The space it occupies is rather generic (imagine that) in one of those strip malls that are so bland you can go three times (as we did) and still not remember which one it is on your fourth trip. Trip after trip, though, is what you’ll be making once you get a bite of Herrin’s superb baked goods—tempting you on the left from the moment you enter. So appetizing are these displays of sticky buns, cinnamon rolls, soft pretzels, cupcakes and muffins, their siren song will beckon you wickedly away from the savory stuff. Resist mightily, star voyager! For two savory sandwiches (alien only in their excellence) await your exploration. Herrin’s muffaletta first made its mark a year ago, traveling around town in the Lulu’s on the Move food truck. Just like the Louisiana original, it’s chock full of good salami, mortadella, ham and provolone—all sitting betwixt a big round bun, sliced horizontally and copiously dressed with a giardiniere of pickled vegetables. Just like the Central Grocery in N’Awlins (where it was invented), the circular sandwich is cut into fat, pie-like slices that easily feed two.

As satisfying as it is, Herrin’s muffaletta isn’t original. It’s more like an overstuffed homage to an icon of meat-between-bread meals. Not so his ham sandwich—the first treatment we’ve ever seen that puts ham and cheese between a sliced waffle and covers the whole enchilada in country milk gravy. Like the muffaletta, it’s so rib-sticking that one is enough for two, especially if you want to save room for dessert. Two minor quibbles: In the South, the gravy would be a tad thicker, and calling the lightly cured ham “country ham” is an insult to Alan Benton and Uncle Jim Newsom—not to mention the aged, salty, crimson-red meats they cure in Virginia, Kentucky and throughout the South.

Menu descriptors aside, the pastrami they serve here on a fresh-baked rye bun might be the last word in rye bread married with smoked meat. But if all of this feels a bit too meaty for you, the breakfast pizza (served at lunch as well) provides a nice, filling, easily-shared antidote without requiring the death of any animal. It starts with a slightly thicker crust—almost English muffin-like—topped with sliced redskin potatoes, green peppers and caramelized red onions. Then they pile on soft scrambled eggs, oozing with fresh mozz, and finish it with a generous sprinkle of Parmesan and thyme, the whole thing providing more umami satisfaction than should be legal before dark.

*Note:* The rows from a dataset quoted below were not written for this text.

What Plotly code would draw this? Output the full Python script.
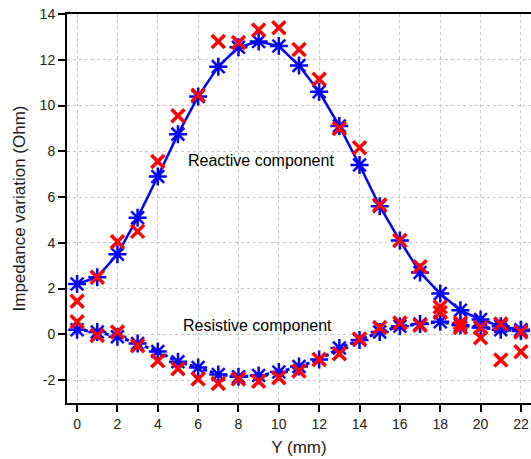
import plotly.graph_objects as go

y_mm = list(range(23))

reactive_fit = [2.2, 2.5, 3.5, 5.1, 6.9, 8.75, 10.4, 11.7, 12.55, 12.8, 12.6, 11.75,
                10.6, 9.1, 7.4, 5.6, 4.1, 2.7, 1.78, 1.05, 0.65, 0.35, 0.2]
reactive_meas = [1.45, 2.5, 4.05, 4.5, 7.55, 9.55, 10.45, 12.8, 12.75, 13.3, 13.4, 12.45,
                 11.15, 9.0, 8.15, 5.65, 4.1, 2.95, 1.2, 0.5, 0.3, 0.45, 0.1]
resistive_fit = [0.2, 0.1, -0.1, -0.4, -0.75, -1.2, -1.45, -1.75, -1.85, -1.8, -1.65, -1.4,
                 -1.1, -0.6, -0.25, 0.1, 0.35, 0.45, 0.55, 0.4, 0.3, 0.2, 0.15]
resistive_meas = [0.55, -0.05, 0.1, -0.5, -1.15, -1.5, -1.95, -2.15, -1.95, -2.05, -1.9, -1.6,
                  -1.1, -0.85, -0.2, 0.3, 0.5, 0.4, 0.95, 0.3, -0.15, -1.12, -0.76]

x_ticks = list(range(0, 23, 2))
y_ticks = list(range(-2, 15, 2))

BLUE = "#0000FF"
RED = "#FF0000"
FONT = "Liberation Sans, Arial, sans-serif"

fig = go.Figure()

fig.add_trace(go.Scatter(
    x=y_mm, y=reactive_fit, mode="lines+markers",
    line=dict(color=BLUE, width=2.5),
    marker=dict(symbol="asterisk", size=15, color=BLUE, line=dict(color=BLUE, width=2.5)),
    showlegend=False, cliponaxis=False))
fig.add_trace(go.Scatter(
    x=y_mm, y=resistive_fit, mode="lines+markers",
    line=dict(color=BLUE, width=3, dash="4px,3px"),
    marker=dict(symbol="asterisk", size=15, color=BLUE, line=dict(color=BLUE, width=2.5)),
    showlegend=False, cliponaxis=False))
fig.add_trace(go.Scatter(
    x=y_mm, y=reactive_meas, mode="markers",
    marker=dict(symbol="x-thin", size=13, color=RED, line=dict(color=RED, width=3.5)),
    showlegend=False, cliponaxis=False))
fig.add_trace(go.Scatter(
    x=y_mm, y=resistive_meas, mode="markers",
    marker=dict(symbol="x-thin", size=13, color=RED, line=dict(color=RED, width=3.5)),
    showlegend=False, cliponaxis=False))

fig.add_annotation(x=9.1, y=7.6, text="Reactive component", showarrow=False,
                   font=dict(family=FONT, size=16, color="black"))
fig.add_annotation(x=8.95, y=0.4, text="Resistive component", showarrow=False,
                   font=dict(family=FONT, size=16, color="black"))

fig.update_layout(
    width=531, height=459,
    margin=dict(l=67, r=0, t=14, b=56),
    paper_bgcolor="white", plot_bgcolor="white",
    font=dict(family=FONT, color="#222222"),
)
fig.update_xaxes(
    range=[-0.5, 22.5], tickvals=x_ticks, ticktext=[str(v) for v in x_ticks],
    showgrid=True, gridcolor="#c8c8c8", gridwidth=1, griddash="3px,3px",
    showline=True, linecolor="black", linewidth=2, mirror=True,
    ticks="outside", ticklen=7, tickwidth=2, tickcolor="black",
    tickfont=dict(size=14, family=FONT, color="#222222"),
    title=dict(text="Y (mm)", font=dict(size=17, family=FONT, color="#222222"), standoff=10),
    zeroline=False,
)
fig.update_yaxes(
    range=[-3, 14], tickvals=y_ticks, ticktext=[str(v) for v in y_ticks],
    showgrid=True, gridcolor="#c8c8c8", gridwidth=1, griddash="3px,3px",
    showline=True, linecolor="black", linewidth=2,
    ticks="outside", ticklen=7, tickwidth=2, tickcolor="black",
    tickfont=dict(size=14, family=FONT, color="#222222"),
    title=dict(text="Impedance variation (Ohm)", font=dict(size=17, family=FONT, color="#222222"), standoff=10),
    zeroline=False,
)

fig.write_html("out.html", config={"displayModeBar": False},
               post_script="document.body.style.margin='0px';document.body.style.overflow='hidden';")
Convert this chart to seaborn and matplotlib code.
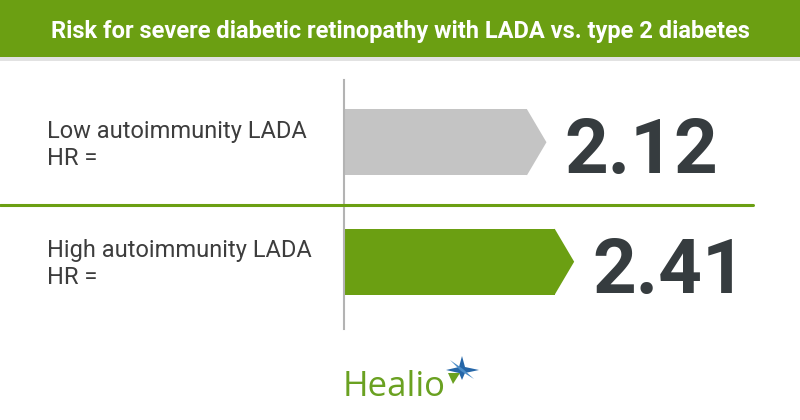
import matplotlib
matplotlib.use("Agg")
import matplotlib.pyplot as plt
import matplotlib.transforms as mtransforms
from matplotlib.patches import Rectangle, Polygon
from matplotlib.lines import Line2D
import seaborn as sns
import pandas as pd

# ---- data ----
title = "Risk for severe diabetic retinopathy with LADA vs. type 2 diabetes"
categories = ["Low autoimmunity LADA\nHR =", "High autoimmunity LADA\nHR ="]
hr_values = [2.12, 2.41]
value_labels = ["2.12", "2.41"]
bar_colors = ["#c4c4c4", "#6b9f12"]
brand = "Healio"

GREEN = "#6b9f12"
DARK = "#363c3f"
TIP = 0.2  # arrow tip length in data units

sns.set_theme(style="white")
plt.rcParams["font.family"] = ["Roboto", "DejaVu Sans"]

W, H = 800, 420
fig = plt.figure(figsize=(8, 4.2), dpi=100)

# header band
fig.patches.append(Rectangle((0, 1 - 57 / H), 1, 57 / H, transform=fig.transFigure,
                             facecolor=GREEN, edgecolor="none", zorder=0))
fig.patches.append(Rectangle((0, 1 - 61 / H), 1, 4 / H, transform=fig.transFigure,
                             facecolor="#e2e2e2", edgecolor="none", zorder=0))
fig.text(0.5, 1 - 38 / H, title, ha="center", va="baseline", color="white",
         fontsize=17, fontweight="bold",
         family=["Liberation Sans Narrow", "Roboto", "DejaVu Sans"])

# bar axes
left_px, right_px, top_px, bot_px = 344, 800, 80, 329
ax = fig.add_axes([left_px / W, 1 - bot_px / H, (right_px - left_px) / W, (bot_px - top_px) / H])
ax.set_facecolor("none")

df = pd.DataFrame({"group": categories, "rect": [v - TIP for v in hr_values]})
sns.barplot(data=df, x="rect", y="group", hue="group", palette=bar_colors,
            width=0.555, legend=False, orient="h", ax=ax, saturation=1,
            linewidth=0, edgecolor="none")

ppu = 95.5
ax.set_xlim(0, (right_px - left_px) / ppu)
ax.set_ylim(1.563, -0.521)

half = 0.555 / 2
for i, (v, c, lab) in enumerate(zip(hr_values, bar_colors, value_labels)):
    ax.add_patch(Polygon([(v - TIP - 0.005, i - half), (v, i), (v - TIP - 0.005, i + half)],
                         closed=True, facecolor=c, edgecolor="none", linewidth=0))
    ax.annotate(lab, xy=(v, i), xytext=(18, -31), textcoords="offset pixels",
                ha="left", va="baseline", fontsize=55, fontweight="bold",
                color=DARK, annotation_clip=False)

for s in ["top", "right", "bottom"]:
    ax.spines[s].set_visible(False)
ax.spines["left"].set_color("#b3b3b3")
ax.spines["left"].set_linewidth(1.5)
ax.set_xticks([])
ax.set_yticks([])
ax.set_xlabel("")
ax.set_ylabel("")

# category labels
blend = mtransforms.blended_transform_factory(fig.transFigure, ax.transData)
for i, cat in enumerate(categories):
    fig.text(47 / W, i + 0.02, cat, transform=blend, ha="left", va="center",
             fontsize=17, color="#3d3d3d", linespacing=1.22)

# divider
fig.add_artist(Line2D([0, 753 / W], [1 - 205 / H, 1 - 205 / H], transform=fig.transFigure,
                      color=GREEN, linewidth=2.2))

# logo
fig.text(343 / W, 1 - 396 / H, brand, ha="left", va="baseline", color="#6aa121",
         fontsize=25, family=["Open Sans", "DejaVu Sans"])
cx, cy = 462, 370
def P(x, y):
    return (x / W, 1 - y / H)
star = [P(cx, cy - 14), P(cx + 3, cy - 3), P(cx + 17, cy), P(cx + 3, cy + 3),
        P(cx, cy + 10), P(cx - 3, cy + 3), P(cx - 16, cy), P(cx - 3, cy - 3)]
fig.patches.append(Polygon(star, closed=True, transform=fig.transFigure,
                           facecolor="#2566a8", edgecolor="none"))
diag = [P(cx - 12, cy - 10), P(cx + 1, cy - 1), P(cx + 12, cy + 9), P(cx - 1, cy + 1)]
fig.patches.append(Polygon(diag, closed=True, transform=fig.transFigure,
                           facecolor="#4a8cc8", edgecolor="none"))
tri = [P(cx - 14, cy + 3), P(cx - 2, cy + 3), P(cx - 9, cy + 14)]
fig.patches.append(Polygon(tri, closed=True, transform=fig.transFigure,
                           facecolor="#6aa121", edgecolor="none"))

fig.savefig("out.png", dpi=100)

Wash it down with something from their ever-expanding selection of artisanal root beers, and you have a breakfast (or lunch) of champions.

If you’re wondering why I haven’t spent any time waxing poetic about B & B’s pastries, it’s because I can sum them all up at once: ethereally, outstandingly, richly the best damned baked goods anywhere off the Strip. Or maybe even on. Herrin spent seven years baking at Bouchon, and anyone who can keep the notoriously finicky Thomas Keller happy can go baguette to baguette with any boulangerie—as one bite of his muffins, cookies or cakes will convince you.

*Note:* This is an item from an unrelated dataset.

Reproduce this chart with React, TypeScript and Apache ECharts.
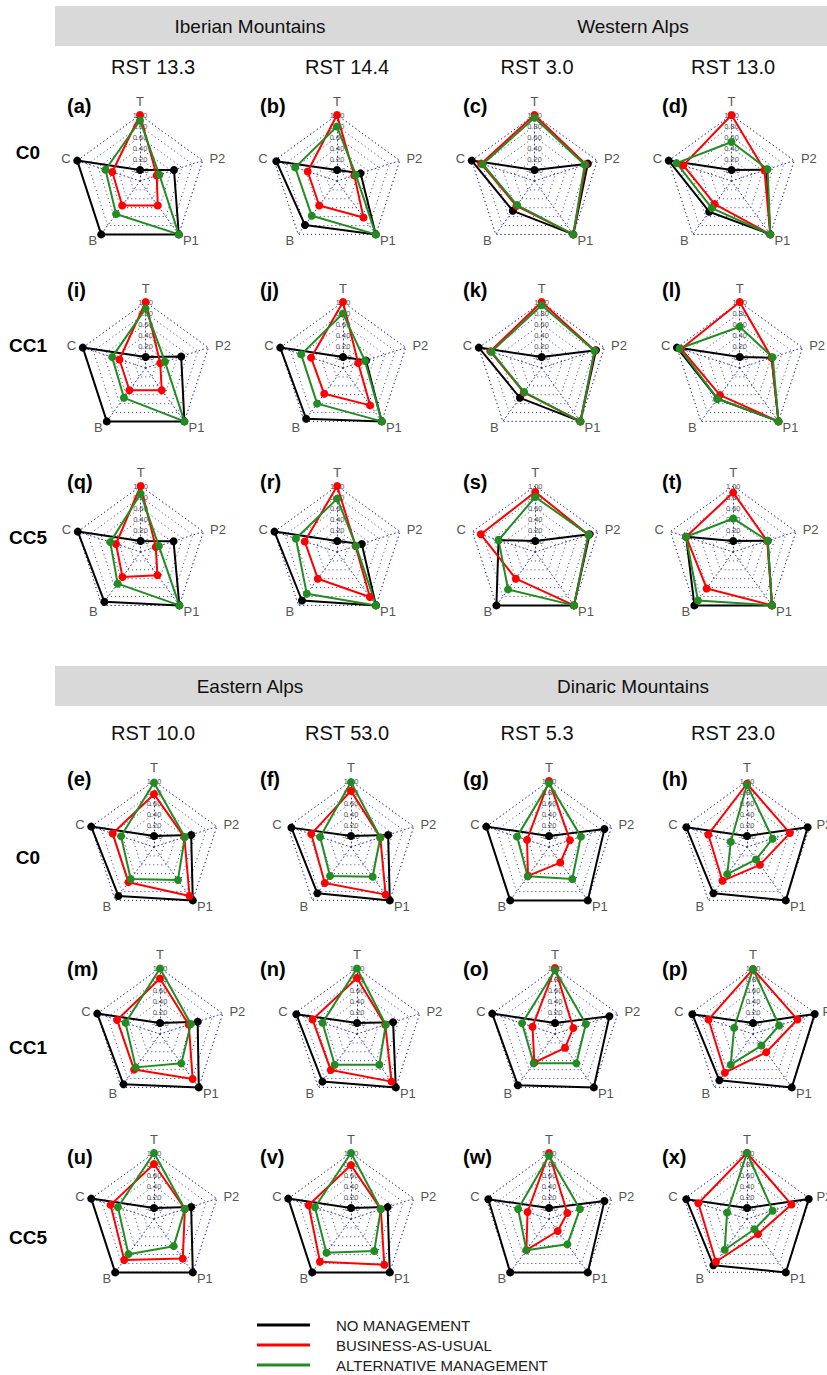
import { useEffect, useRef } from 'react';
import * as echarts from 'echarts';

// ---------- categories ----------
// Indicator order as ECharts places them (counter-clockwise from the top)
const AXES = ['T', 'C', 'B', 'P1', 'P2'];
const SCENARIOS = ['NO MANAGEMENT', 'BUSINESS-AS-USUAL', 'ALTERNATIVE MANAGEMENT'];
const REGIONS = ['Iberian Mountains', 'Western Alps', 'Eastern Alps', 'Dinaric Mountains'];
const RST_LABELS = ['RST 13.3', 'RST 14.4', 'RST 3.0', 'RST 13.0', 'RST 10.0', 'RST 53.0', 'RST 5.3', 'RST 23.0'];
const CLIMATES = ['C0', 'CC1', 'CC5', 'C0', 'CC1', 'CC5'];
const PANEL_LETTERS = ['a', 'b', 'c', 'd', 'i', 'j', 'k', 'l', 'q', 'r', 's', 't',
  'e', 'f', 'g', 'h', 'm', 'n', 'o', 'p', 'u', 'v', 'w', 'x'];
const AXIS_MIN = -0.2;
const AXIS_MAX = 1;

// ---------- values (per panel, in AXES order: T, C, B, P1, P2) ----------
const NO_MANAGEMENT = [
  [0, 1, 1, 1, 0.45],        // a
  [0, 0.96, 0.79, 1, 0.25],  // b
  [0, 1, 0.47, 1, 0.82],     // c
  [0, 1, 0.49, 1, 0.47],     // d
  [0, 1, 1, 1, 0.48],        // i
  [0, 1, 0.94, 1, 0.24],     // j
  [0, 1, 0.47, 1, 0.84],     // k
  [0, 1, 0.49, 1, 0.41],     // l
  [0, 1, 0.92, 1, 0.43],     // q
  [0, 1, 0.89, 1, 0.27],     // r
  [0, 0.5, 1, 1, 0.84],      // s
  [0, 0.7, 1, 1, 0.46],      // t
  [0, 1, 0.9, 1, 0.51],      // e
  [0, 0.94, 0.84, 1, 0.51],  // f
  [0, 1, 1, 1, 0.86],        // g
  [0, 0.96, 0.84, 1, 0.96],  // h
  [0, 1, 0.93, 1, 0.52],     // m
  [0, 0.96, 0.87, 1, 0.49],  // n
  [0, 1, 0.95, 1, 0.84],     // o
  [0, 0.96, 0.84, 1, 0.98],  // p
  [0, 1, 1, 1, 0.51],        // u
  [0, 1, 1, 1, 0.5],         // v
  [0, 0.96, 1, 1, 0.86],     // w
  [0, 0.96, 0.84, 1, 0.98],  // x
];

const BUSINESS_AS_USUAL = [
  [1, 0.33, 0.35, 0.35, 0.12],   // a
  [1, 0.36, 0.35, 0.62, 0.13],   // b
  [1, 0.82, 0.36, 1, 0.78],      // c
  [1, 0.72, 0.32, 1, 0.43],      // d
  [1, 0.3, 0.3, 0.3, 0.08],      // i
  [1, 0.41, 0.38, 0.64, 0.09],   // j
  [1, 0.78, 0.35, 1, 0.82],      // k
  [1, 0.92, 0.41, 1, 0.41],      // l
  [1, 0.27, 0.36, 0.32, 0.09],   // q
  [1, 0.42, 0.4, 0.81, 0.15],    // r
  [0.89, 0.84, 0.4, 1, 0.82],    // s
  [0.88, 0.7, 0.62, 1, 0.45],    // t
  [0.76, 0.59, 0.59, 0.9, 0.38], // e
  [0.82, 0.56, 0.61, 0.87, 0.36],// f
  [1, 0.22, 0.45, 0.15, 0.2],    // g
  [0.95, 0.54, 0.56, 0.2, 0.62], // h
  [0.81, 0.62, 0.6, 0.81, 0.35], // m
  [0.82, 0.65, 0.61, 0.87, 0.34],// n
  [1, 0.23, 0.44, 0.11, 0.15],   // o
  [0.98, 0.65, 0.67, 0.21, 0.65],// p
  [0.8, 0.63, 0.72, 0.69, 0.39], // u
  [0.78, 0.61, 0.76, 0.83, 0.37],// v
  [1, 0.21, 0.5, 0.07, 0.15],    // w
  [1, 0.73, 0.76, 0.14, 0.65],   // x
];

const ALTERNATIVE_MANAGEMENT = [
  [0.9, 0.46, 0.54, 1, 0.17],    // a
  [0.79, 0.6, 0.58, 1, 0.16],    // b
  [0.95, 0.79, 0.34, 1, 0.76],   // c
  [0.51, 0.85, 0.41, 1, 0.49],   // d
  [0.88, 0.44, 0.47, 1, 0.17],   // i
  [0.79, 0.6, 0.6, 1, 0.22],     // j
  [0.94, 0.76, 0.34, 1, 0.81],   // k
  [0.55, 0.95, 0.49, 1, 0.43],   // l
  [0.86, 0.38, 0.51, 1, 0.15],   // q
  [0.77, 0.59, 0.74, 1, 0.16],   // r
  [0.8, 0.5, 0.64, 1, 0.82],     // s
  [0.41, 0.7, 0.89, 1, 0.46],    // t
  [0.97, 0.43, 0.52, 0.54, 0.39],// e
  [0.98, 0.39, 0.45, 0.47, 0.36],// f
  [0.96, 0.41, 0.46, 0.52, 0.41],// g
  [0.93, 0.11, 0.41, 0.08, 0.29],// h
  [0.99, 0.46, 0.55, 0.46, 0.39],// m
  [0.99, 0.46, 0.49, 0.49, 0.35],// n
  [0.96, 0.43, 0.46, 0.46, 0.39],// o
  [0.98, 0.16, 0.49, 0.06, 0.3], // p
  [1, 0.49, 0.59, 0.41, 0.39],   // u
  [1, 0.49, 0.56, 0.52, 0.37],   // v
  [0.95, 0.39, 0.5, 0.37, 0.39], // w
  [1, 0.18, 0.49, 0.03, 0.29],   // x
];

// ---------- layout & style ----------
const FONT = "'Liberation Sans', Arial, Helvetica, sans-serif";
const SCENARIO_COLORS = ['#000000', '#ff0000', '#228b22'];
const GRID_COLOR = '#3a3aa8';
const ROW_CY = [181, 368, 552, 847, 1034, 1219];
const ROW_CX = [
  [140, 337, 534.5, 731.5],
  [145.6, 343, 541.6, 739.7],
  [140.6, 337.2, 535.2, 733.2],
  [154, 351, 549, 747],
  [160, 357, 555, 753],
  [154, 351, 549, 747],
];
const RADIUS = 66;
const LETTER_X = [67, 260, 463, 662];
const LETTER_Y = [106, 290, 482, 779, 969, 1157];
const CLIMATE_Y = [152, 345, 537, 857, 1047, 1237];
const HEADER_Y = [6, 666];
const RST_X = [153, 347, 537, 733];
const RST_Y = [67, 733];
const REGION_X = [250, 633];
const LEGEND_TOP = [1312, 1332, 1352];

function buildOption() {
  const radar: any[] = [];
  const series: any[] = [];
  const valueSets = [NO_MANAGEMENT, BUSINESS_AS_USUAL, ALTERNATIVE_MANAGEMENT];

  PANEL_LETTERS.forEach((_, p) => {
    const row = Math.floor(p / 4);
    const col = p % 4;
    radar.push({
      center: [ROW_CX[row][col], ROW_CY[row]],
      radius: RADIUS,
      startAngle: 90,
      splitNumber: 6,
      shape: 'polygon',
      nameGap: 7,
      axisName: { color: '#555', fontSize: 13, fontFamily: FONT },
      indicator: AXES.map((name, k) =>
        k === 0
          ? {
              name,
              min: AXIS_MIN,
              max: AXIS_MAX,
              axisLabel: {
                show: true,
                fontSize: 7.5,
                color: '#555',
                fontFamily: FONT,
                margin: 0,
                align: 'center',
                verticalAlign: 'middle',
                formatter: (v: number) => (v < -0.001 ? '' : v.toFixed(2)),
              },
            }
          : { name, min: AXIS_MIN, max: AXIS_MAX }
      ),
      axisLabel: { show: false },
      axisTick: { show: false },
      axisLine: { lineStyle: { color: GRID_COLOR, width: 1, type: [1, 3] } },
      splitLine: { lineStyle: { color: GRID_COLOR, width: 1, type: [1, 3] } },
      splitArea: { show: false },
    });
    series.push({
      type: 'radar',
      radarIndex: p,
      symbol: 'circle',
      symbolSize: 8,
      silent: true,
      data: valueSets.map((set, s) => ({
        name: SCENARIOS[s],
        value: set[p],
        lineStyle: { color: SCENARIO_COLORS[s], width: 2 },
        itemStyle: { color: SCENARIO_COLORS[s] },
      })),
    });
  });

  const graphic: any[] = [];
  HEADER_Y.forEach((y, b) => {
    graphic.push({
      type: 'rect',
      shape: { x: 55, y, width: 772, height: 40 },
      style: { fill: '#d9d9d9' },
      silent: true,
    });
    [0, 1].forEach((k) => {
      graphic.push({
        type: 'text',
        x: REGION_X[k],
        y: y + 20,
        style: {
          text: REGIONS[b * 2 + k],
          font: `19px ${FONT}`,
          fill: '#111',
          align: 'center',
          verticalAlign: 'middle',
          textAlign: 'center',
          textVerticalAlign: 'middle',
        },
      });
    });
    RST_X.forEach((x, k) => {
      graphic.push({
        type: 'text',
        x,
        y: RST_Y[b],
        style: {
          text: RST_LABELS[b * 4 + k],
          font: `20px ${FONT}`,
          fill: '#111',
          align: 'center',
          verticalAlign: 'middle',
          textAlign: 'center',
          textVerticalAlign: 'middle',
        },
      });
    });
  });
  CLIMATES.forEach((c, r) => {
    graphic.push({
      type: 'text',
      x: 28,
      y: CLIMATE_Y[r],
      style: {
        text: c,
        font: `bold 19px ${FONT}`,
        fill: '#000',
        align: 'center',
        verticalAlign: 'middle',
        textAlign: 'center',
        textVerticalAlign: 'middle',
      },
    });
  });
  PANEL_LETTERS.forEach((l, p) => {
    graphic.push({
      type: 'text',
      x: LETTER_X[p % 4],
      y: LETTER_Y[Math.floor(p / 4)],
      style: {
        text: `(${l})`,
        font: `bold 20px ${FONT}`,
        fill: '#000',
        align: 'left',
        verticalAlign: 'middle',
        textAlign: 'left',
        textVerticalAlign: 'middle',
      },
    });
  });

  const legend = SCENARIOS.map((name, i) => ({
    data: [name],
    orient: 'vertical',
    left: 252,
    top: LEGEND_TOP[i],
    icon: 'rect',
    itemWidth: 53,
    itemHeight: 3,
    selectedMode: false,
    textStyle: {
      fontSize: 15,
      color: '#222',
      fontFamily: FONT,
      lineHeight: 16,
      padding: [0, 0, 0, 21],
    },
  }));

  return {
    animation: false,
    backgroundColor: '#ffffff',
    radar,
    series,
    graphic,
    legend,
  };
}

export default function App() {
  const ref = useRef<HTMLDivElement>(null);
  useEffect(() => {
    if (!ref.current) return;
    const chart = echarts.init(ref.current, undefined, { renderer: 'svg' });
    chart.setOption(buildOption() as any);
    return () => chart.dispose();
  }, []);
  return (
    <div
      ref={ref}
      style={{ position: 'absolute', left: 0, top: 0, width: 827, height: 1375, background: '#fff' }}
    />
  );
}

Captain Chris has aimed his foodship for the caloric stars, and he is taking his voyagers on a trek that’s long overdue. Because of him, no longer will the words “good food” and “Henderson, Nevada” collide in the same sentence about as often as Halley’s Comet visits earth.

3 thoughts on “BREAD & BUTTER Reviewed in Las Vegas Weekly

  1. I am also a bug fan of Bread & Butter. Just wish I was able to remove the muffins and such from their paper pans. Hope Chef Herrin fixes this right away, or we will have to skip them, too frustrating!

  2. We are SO LUCKY that we live only a mile from B+B! We stumbled on it after reading the article in a local glossy weekly mag, and are *easily* there 3-4 days a week now. Literally everything is fantastic, staff is friendly, and the atmosphere is adorable. Very cozy & family-friendly.
    We ordered some hand-outs for a corporate event last week, and got individual bags of caramel corn. Let’s just say that grown men & women were coming back to us, asking for 2nd & 3rd bags of it. It was without doubt the hit of a 2-day catered conference at the Bellagio.